Given request
Return precisely the span of lines from the top of the material below to the line containing "const rad = d => d * Math.PI / 180;", both included. Pictures are excluded.

:: Collected data

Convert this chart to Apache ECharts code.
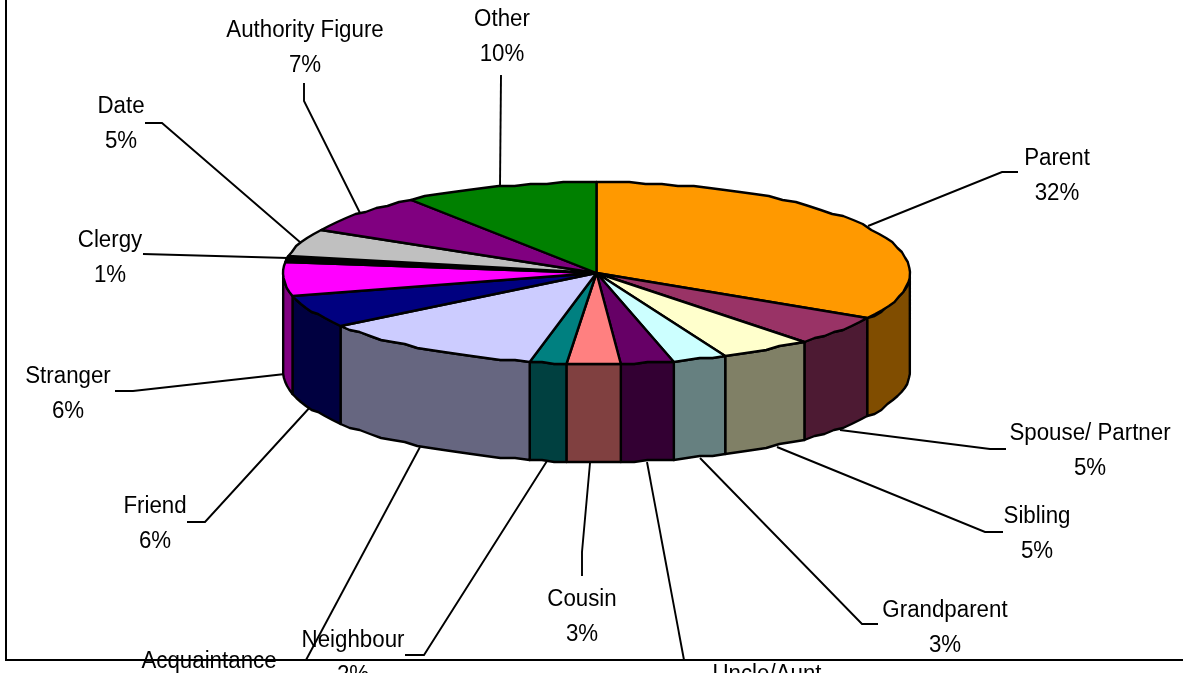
<!DOCTYPE html>
<html>
<head>
<meta charset="utf-8">
<script src="https://cdn.jsdelivr.net/npm/echarts@6/dist/echarts.min.js"></script>
<style>
  html, body { margin: 0; padding: 0; background: #fff; }
  #chart { width: 1183px; height: 673px; overflow: hidden; }
</style>
</head>
<body>
<div id="chart"></div>
<script>
const categories = ['Parent', 'Spouse/ Partner', 'Sibling', 'Grandparent', 'Uncle/Aunt', 'Cousin', 'Neighbour',
  'Acquaintance', 'Friend', 'Stranger', 'Clergy', 'Date', 'Authority Figure', 'Other'];
const percents = [32, 5, 5, 3, 3, 3, 2, 12, 6, 6, 1, 5, 7, 10];
const sliceColors = ['#ff9900', '#993366', '#ffffcc', '#ccffff', '#660066', '#ff8080', '#008080',
  '#ccccff', '#000080', '#ff00ff', '#000000', '#c0c0c0', '#800080', '#008000'];

// layout of the labels and their leader lines, same order as categories
const labelSpots = [[1057, 159], [1090, 434], [1037, 517], [945, 611], [767, 675], [582, 600], [353, 641],
  [209, 662], [155, 507], [68, 377], [110, 241], [121, 107], [305, 31], [502, 20]];
const leaderPaths = [
  [[868, 226], [1002, 172], [1018, 172]],
  [[840, 430], [990, 449], [1006, 449]],
  [[777, 447], [985, 532], [1003, 532]],
  [[700, 458], [862, 624], [878, 624]],
  [[647, 462], [684, 660]],
  [[590, 463], [582, 552], [582, 576]],
  [[547, 461], [424, 655], [405, 655]],
  [[420, 447], [306, 660]],
  [[312, 405], [205, 522], [187, 522]],
  [[285, 374], [133, 391], [115, 391]],
  [[288, 258], [143, 254]],
  [[301, 243], [162, 123], [145, 123]],
  [[360, 213], [304, 101], [304, 83]],
  [[500, 187], [501, 75]]
];

const CX = 596.5, CY = 273, RX = 313.5, RY = 91, DEPTH = 98;
const LINE_GAP = 34.5;
const RIM_GRID = 2;
const rad = d => d * Math.PI / 180;

// the 3D view pulls the slices round the rim a little, less so at the front
const viewAngle = t => t + 2 * (1 - Math.cos(rad(t))) + 2 * Math.sin(rad(t)) - 0.6 * Math.sin(rad(2 * t))
  - 1.9 * Math.exp(-Math.pow((t - 186) / 34, 2));
// the old renderer snapped the rim to a coarse grid, that gives the stepped edge
const rim = t => {
  const v = rad(viewAngle(t));
  const y = CY - RY * Math.cos(v);
  return [CX + RX * Math.sin(v), Math.round(y / RIM_GRID) * RIM_GRID];
};
const rimPoints = (a, b, dy) => {
  const pts = [];
  const n = Math.max(1, Math.ceil((b - a) / 3));
  for (let i = 0; i <= n; i++) {
    const p = rim(a + (b - a) * i / n);
    pts.push([p[0], p[1] + dy]);
  }
  return pts;
};
const darken = hex => '#' + [1, 3, 5].map(i =>
  Math.round(parseInt(hex.substr(i, 2), 16) / 2).toString(16).padStart(2, '0')).join('');

let run = 0;
const sliceData = percents.map((p, i) => {
  const row = [i, run * 3.6, (run + p) * 3.6];
  run += p;
  return row;
});
// angle in pie terms where the rim crosses the left and right extremes
const FRONT_START = 88, FRONT_END = 268;

const outline = { stroke: '#000', lineWidth: 2.4, lineJoin: 'round' };

function renderSide(params, api) {
  const a = Math.max(api.value(1), FRONT_START);
  const b = Math.min(api.value(2), FRONT_END);
  if (b <= a) return null;
  const pts = rimPoints(a, b, 0).concat(rimPoints(a, b, DEPTH).reverse());
  return { type: 'polygon', shape: { points: pts },
    style: Object.assign({ fill: darken(sliceColors[api.value(0)]) }, outline) };
}

function renderTop(params, api) {
  const pts = [[CX, CY]].concat(rimPoints(api.value(1), api.value(2), 0));
  return { type: 'polygon', shape: { points: pts },
    style: Object.assign({ fill: sliceColors[api.value(0)] }, outline) };
}

function renderLeader(params, api) {
  return { type: 'polyline', shape: { points: leaderPaths[api.value(0)] },
    style: { stroke: '#000', lineWidth: 1.9, fill: null } };
}

function labelLine(text, x, y) {
  return { type: 'text', x: x, y: y, scaleX: 0.97,
    style: { text: text, x: 0, y: 0, fill: '#000', align: 'center', verticalAlign: 'middle',
      font: '23px "Liberation Sans", Arial, sans-serif' } };
}

function renderLabel(params, api) {
  const i = api.value(0);
  const s = labelSpots[i];
  return { type: 'group', children: [
    labelLine(categories[i], s[0], s[1]),
    labelLine(percents[i] + '%', s[0], s[1] + LINE_GAP)
  ] };
}

const chart = echarts.init(document.getElementById('chart'));
chart.setOption({
  backgroundColor: '#fff',
  animation: false,
  graphic: [{
    type: 'polyline', z: 1, silent: true,
    shape: { points: [[6, 0], [6, 660], [1183, 660]] },
    style: { stroke: '#000', lineWidth: 2, fill: null }
  }],
  series: [
    { type: 'custom', name: 'leaders', coordinateSystem: 'none', z: 2, silent: true, data: sliceData, renderItem: renderLeader },
    { type: 'custom', name: 'sides', coordinateSystem: 'none', z: 3, silent: true, data: sliceData, renderItem: renderSide },
    { type: 'custom', name: 'tops', coordinateSystem: 'none', z: 4, silent: true, data: sliceData, renderItem: renderTop },
    { type: 'custom', name: 'labels', coordinateSystem: 'none', z: 5, silent: true, data: sliceData, renderItem: renderLabel }
  ]
});
</script>
</body>
</html>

::::

Task result
Convert this chart to Apache ECharts code.
<!DOCTYPE html>
<html>
<head>
<meta charset="utf-8">
<script src="https://cdn.jsdelivr.net/npm/echarts@6/dist/echarts.min.js"></script>
<style>
  html, body { margin: 0; padding: 0; background: #fff; }
  #chart { width: 1183px; height: 673px; overflow: hidden; }
</style>
</head>
<body>
<div id="chart"></div>
<script>
const categories = ['Parent', 'Spouse/ Partner', 'Sibling', 'Grandparent', 'Uncle/Aunt', 'Cousin', 'Neighbour',
  'Acquaintance', 'Friend', 'Stranger', 'Clergy', 'Date', 'Authority Figure', 'Other'];
const percents = [32, 5, 5, 3, 3, 3, 2, 12, 6, 6, 1, 5, 7, 10];
const sliceColors = ['#ff9900', '#993366', '#ffffcc', '#ccffff', '#660066', '#ff8080', '#008080',
  '#ccccff', '#000080', '#ff00ff', '#000000', '#c0c0c0', '#800080', '#008000'];

// layout of the labels and their leader lines, same order as categories
const labelSpots = [[1057, 159], [1090, 434], [1037, 517], [945, 611], [767, 675], [582, 600], [353, 641],
  [209, 662], [155, 507], [68, 377], [110, 241], [121, 107], [305, 31], [502, 20]];
const leaderPaths = [
  [[868, 226], [1002, 172], [1018, 172]],
  [[840, 430], [990, 449], [1006, 449]],
  [[777, 447], [985, 532], [1003, 532]],
  [[700, 458], [862, 624], [878, 624]],
  [[647, 462], [684, 660]],
  [[590, 463], [582, 552], [582, 576]],
  [[547, 461], [424, 655], [405, 655]],
  [[420, 447], [306, 660]],
  [[312, 405], [205, 522], [187, 522]],
  [[285, 374], [133, 391], [115, 391]],
  [[288, 258], [143, 254]],
  [[301, 243], [162, 123], [145, 123]],
  [[360, 213], [304, 101], [304, 83]],
  [[500, 187], [501, 75]]
];

const CX = 596.5, CY = 273, RX = 313.5, RY = 91, DEPTH = 98;
const LINE_GAP = 34.5;
const RIM_GRID = 2;
const rad = d => d * Math.PI / 180;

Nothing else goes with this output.